Contrairement à la COP27, conférence de l’ONU sur les changements climatiques qui s’est déroulée en Egypte le mois dernier, la COP15, conférence de l’ONU sur biodiversité, a attiré peu de chefs d’Etat. Une déception pour un événement censé être «la conférence la plus importante de la décennie sur la biodiversité», selon l’ONU qui l’a comparée à la COP21 de 2015 sur le changement climatique à Paris. Néanmoins, le Cadre Mondial de la biodiversité de Kunming-Montréal (CMB) adopté lors de la COP15 pose les bases d’un nouveau chapitre où la nature redevient un élément-clé du système économique.
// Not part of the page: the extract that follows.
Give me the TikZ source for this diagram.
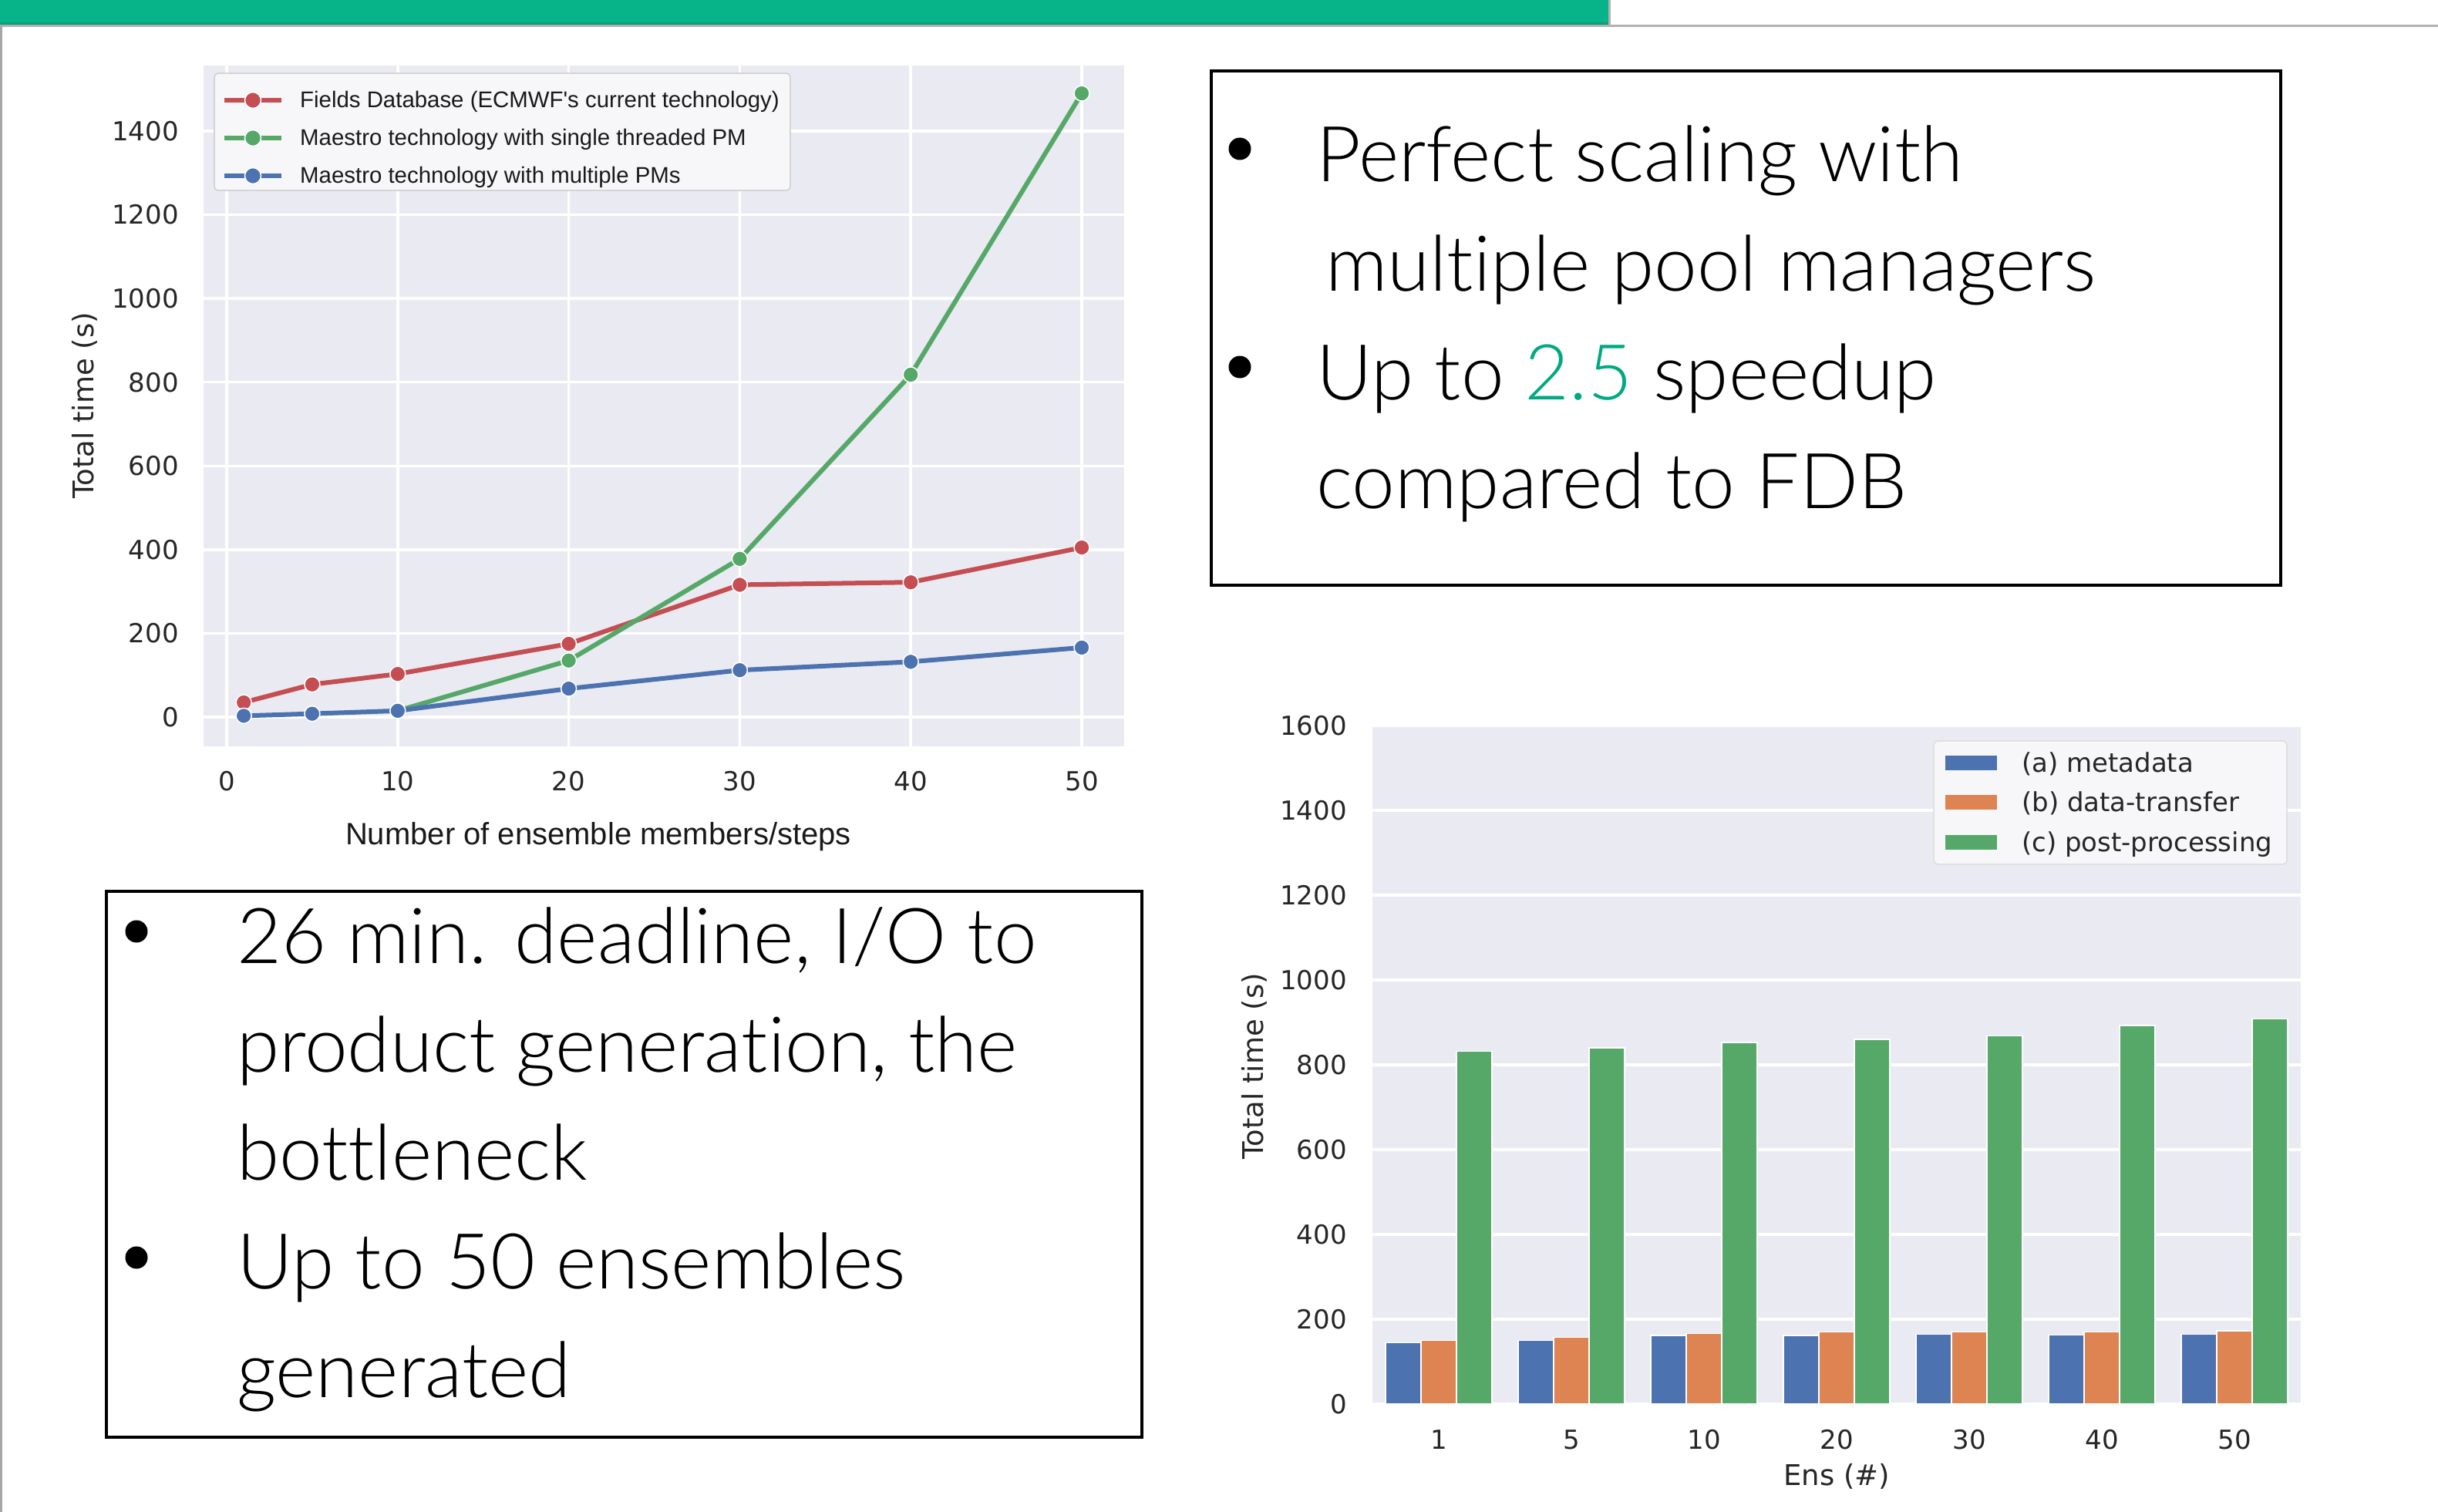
\documentclass[tikz,border=0pt]{standalone}
\usepackage{fontspec}
\newfontfamily\dejavu{DejaVu Sans}
\newfontfamily\arialf{Liberation Sans}
\IfFontExistsTF{Lato Light}{\newfontfamily\hpef{Lato Light}[Ligatures={NoCommon}]}{\newfontfamily\hpef{Lato}[Ligatures={NoCommon}]}
\definecolor{bgc}{HTML}{EAEAF2}
\definecolor{sred}{HTML}{C44E52}
\definecolor{sgreen}{HTML}{55A868}
\definecolor{sblue}{HTML}{4C72B0}
\definecolor{sorange}{HTML}{DD8452}
\definecolor{tickc}{HTML}{262626}
\definecolor{hpegreen}{HTML}{01A982}
\definecolor{barg}{HTML}{07B48A}
\definecolor{bardark}{HTML}{0A8A6C}
\begin{document}
\begin{tikzpicture}[x=1pt,y=-1pt,
  tickl/.style={font=\dejavu\fontsize{34}{40}\selectfont, text=tickc, inner sep=0pt},
  labl/.style={font=\dejavu\fontsize{37}{44}\selectfont, text=tickc, inner sep=0pt},
  arl/.style={font=\arialf\fontsize{40}{46}\selectfont, text=black!90, inner sep=0pt},
  legA/.style={font=\arialf\fontsize{29.4}{34}\selectfont, text=black!90, inner sep=0pt, anchor=base west},
  legB/.style={font=\dejavu\fontsize{34}{40}\selectfont, text=tickc, inner sep=0pt, anchor=base west},
  bigt/.style={font=\hpef\fontsize{100}{120}\selectfont, text=black, inner sep=0pt, anchor=base west},
  gridl/.style={draw=white, line width=3.5pt},
  series/.style={draw=#1, line width=6pt, line join=round, line cap=round},
  mk/.style={fill=#1, draw=white, line width=1.5pt},
  barb/.style={fill=#1, draw=white, line width=1.5pt},
  frame/.style={draw=black, line width=#1}
]
\useasboundingbox (0,0) rectangle (3162,1961);
\fill[white] (0,0) rectangle (3162,1961);

% ---------- top bar ----------
\fill[barg] (0,0) rectangle (2088,27);
\shade[top color=barg, bottom color=bardark] (0,27) rectangle (2088,33);
\fill[black!30] (2086,0) rectangle (2089,33);
\fill[black!30] (0,32) rectangle (3162,35);
\fill[black!35] (0,33) rectangle (3,1961);

% ---------- line chart ----------
\begin{scope}[shift={(294,930)}, x=22.18pt, y=0.5429pt]
  \fill[bgc] (-1.35,-70) rectangle (52.48,1556);
  \foreach \gx in {0,10,...,50} \draw[gridl] (\gx,-70) -- (\gx,1556);
  \foreach \gy in {0,200,...,1400} \draw[gridl] (-1.35,\gy) -- (52.48,\gy);
  % series
  \draw[series=sred] (1,35) -- (5,78) -- (10,103) -- (20,175) -- (30,316) -- (40,322) -- (50,405);
  \foreach \px/\py in {1/35,5/78,10/103,20/175,30/316,40/322,50/405}
    \filldraw[mk=sred] (\px,\py) circle[radius=10pt];
  \draw[series=sgreen] (10,15) -- (20,135) -- (30,378) -- (40,818) -- (50,1490);
  \foreach \px/\py in {10/15,20/135,30/378,40/818,50/1490}
    \filldraw[mk=sgreen] (\px,\py) circle[radius=10pt];
  \draw[series=sblue] (1,3) -- (5,8) -- (10,15) -- (20,68) -- (30,112) -- (40,132) -- (50,166);
  \foreach \px/\py in {1/3,5/8,10/15,20/68,30/112,40/132,50/166}
    \filldraw[mk=sblue] (\px,\py) circle[radius=10pt];
  % ticks
  \foreach \gy in {0,200,...,1400}
    \node[tickl, anchor=east] (ly\gy) at ([xshift=-32pt]-1.35,\gy) {\gy};
  \foreach \gx in {0,10,...,50}
    \node[tickl, anchor=center] (lx\gx) at ([yshift=-83pt]\gx,0) {\gx};
\end{scope}
\node[arl, anchor=base] (lxt) at (776,1095) {Number of ensemble members/steps};
\node[labl, rotate=90, anchor=center] (lyt) at (110,526) {Total time (s)};
% legend
\filldraw[fill=white!60!bgc, draw=black!17, line width=1.8pt, rounded corners=5pt] (278,95) rectangle (1025,247);
\foreach \ry/\col/\txt [count=\k] in {130/sred/{Fields Database (ECMWF's current technology)},
                                     179/sgreen/{Maestro technology with single threaded PM},
                                     228/sblue/{Maestro technology with multiple PMs}} {
  \draw[series=\col, line cap=butt, line width=5.5pt] (291,\ry) -- (365,\ry);
  \filldraw[mk=\col] (328,\ry) circle[radius=10.5pt];
  \node[legA] (lg\k) at (389,\ry+10) {\txt};
}

% ---------- bar chart ----------
\begin{scope}[shift={(1866,1821)}, x=172pt, y=0.55pt]
  \fill[bgc] (-0.5,0) rectangle (6.5,1600);
  \foreach \gy in {0,200,...,1600} \draw[gridl] (-0.5,\gy) -- (6.5,\gy);
  \foreach \b/\o/\g [count=\i from 0] in {145/150/832,150/157/840,162/166/853,162/170/860,165/170/868,163/170/893,165/173/908} {
    \filldraw[barb=sblue] (\i-0.4,0) rectangle (\i-0.1333,\b);
    \filldraw[barb=sorange] (\i-0.1333,0) rectangle (\i+0.1333,\o);
    \filldraw[barb=sgreen] (\i+0.1333,0) rectangle (\i+0.4,\g);
  }
  \foreach \gy in {0,200,...,1600}
    \node[tickl, anchor=east] (by\gy) at ([xshift=-33pt]-0.5,\gy) {\gy};
  \foreach \lab [count=\i from 0] in {1,5,10,20,30,40,50}
    \node[tickl, anchor=center] (bx\i) at ([yshift=-46pt]\i,0) {\lab};
\end{scope}
\node[labl, anchor=center] (bxt) at (2382,1915) {Ens (\#)};
\node[labl, rotate=90, anchor=center] (byt) at (1627,1383) {Total time (s)};
% legend
\filldraw[fill=white!60!bgc, draw=black!12, line width=1.8pt, rounded corners=5pt] (2508,961) rectangle (2966,1121);
\foreach \ry/\col/\txt [count=\k] in {989/sblue/{(a) metadata},1040/sorange/{(b) data-transfer},1092/sgreen/{(c) post-processing}} {
  \fill[\col] (2523,\ry-9.5) rectangle (2590,\ry+9.5);
  \node[legB] (bl\k) at (2622,\ry+12) {\txt};
}

% ---------- text box top right ----------
\draw[frame=4pt] (1571,92) rectangle (2958,759);
\fill (1608,193) circle[radius=14.5pt];
\fill (1608,476) circle[radius=14.5pt];
\node[bigt] (t1) at (1707,236) {Perfect scaling with};
\node[bigt] (t2) at (1719,377) {multiple pool managers};
\node[bigt] (t3) at (1707,518) {Up to {\color{hpegreen}2.5} speedup};
\node[bigt] (t4) at (1707,659) {compared to FDB};

% ---------- text box bottom left ----------
\draw[frame=3.5pt] (138,1156) rectangle (1481,1864);
\fill (177,1208) circle[radius=14.5pt];
\fill (177,1631) circle[radius=14.5pt];
\node[bigt] (u1) at (307,1249) {26 min. deadline, I/O to};
\node[bigt] (u2) at (307,1390) {product generation, the};
\node[bigt] (u3) at (307,1530) {bottleneck};
\node[bigt] (u4) at (307,1671) {Up to 50 ensembles};
\node[bigt] (u5) at (307,1812) {generated};
\end{tikzpicture}
\end{document}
Les négociateurs se sont entendus sur plusieurs objectifs à atteindre d’ici 2030: protéger 30% des terres et des mers dans le monde, mobiliser au moins 200 milliards de dollars par an pour la préservation de la biodiversité et éliminer les subventions (estimées à 500 milliards par an) aux activités dommageables à l’environnement telles que la déforestation. Pour mettre ces montants en perspective, l’engagement à mobiliser 200 milliards pour la protection de la nature représente certes le double des 100 milliards prévus pour l’adaptation au changement climatique et l’atténuation de ses effets, mais n’est pas à la hauteur des 700 milliards nécessaires pour inverser le cours de la perte de biodiversité, selon l’Institut Paulson3. Un autre point essentiel d’un point de vue social est la reconnaissance des droits des peuples autochtones et de leur leadership pour la préservation de leur environnement. L’engagement a également été pris d’accroître les flux de capitaux des pays développés vers les pays en développement avec des objectifs annuels de 20 milliards de dollars par an qui doivent être portés à 30 milliards d’ici 2030.

En tant qu’investisseurs, nous saluons le soutien financier additionnel au groupe de travail sur les informations financières liées à la nature (Taskforce on Nature-related Financial Disclosures, TNFD), qui vise à mieux mesurer et rendre compte des risques liés à la nature. Nous espérons que les progrès se poursuivront en temps voulu dans l’évaluation et le suivi de l’impact des pays, des entreprise et/ou des fonds de placement sur la biodiversité.

La réglementation devrait entraîner des changements stratégiques.

En outre, la phase de mise en œuvre à l’issue du CMB de la COP15 devrait définir des règles détaillées concernant les incitations visant à récompenser la protection et la conservation de la biodiversité et à sanctionner les acteurs qui lui portent atteinte, avec les mécanismes déjà mis en place au niveau du climat pour calculer les coûts des externalités positives/négatives. Une réglementation et des incitations claires pourraient amener les entreprises à réorienter leurs stratégies et favoriser une croissance du bénéfice par action (BPA) pour celles qui ont une longueur d’avance.  

Nous l’avons vu auparavant avec les subventions pour l’énergie propre, qui ont changé le regard des investisseurs sur ces problématiques. Si l’histoire se répète, les solutions centrées sur la biodiversité pourraient être attrayantes pour investir avec une vision à long terme. Nous anticipons des perspectives positives pour les entreprises offrant des solutions visant notamment à réduire les déchets plastiques et à évaluer les risques liés à la nature, pour ne citer que deux exemples.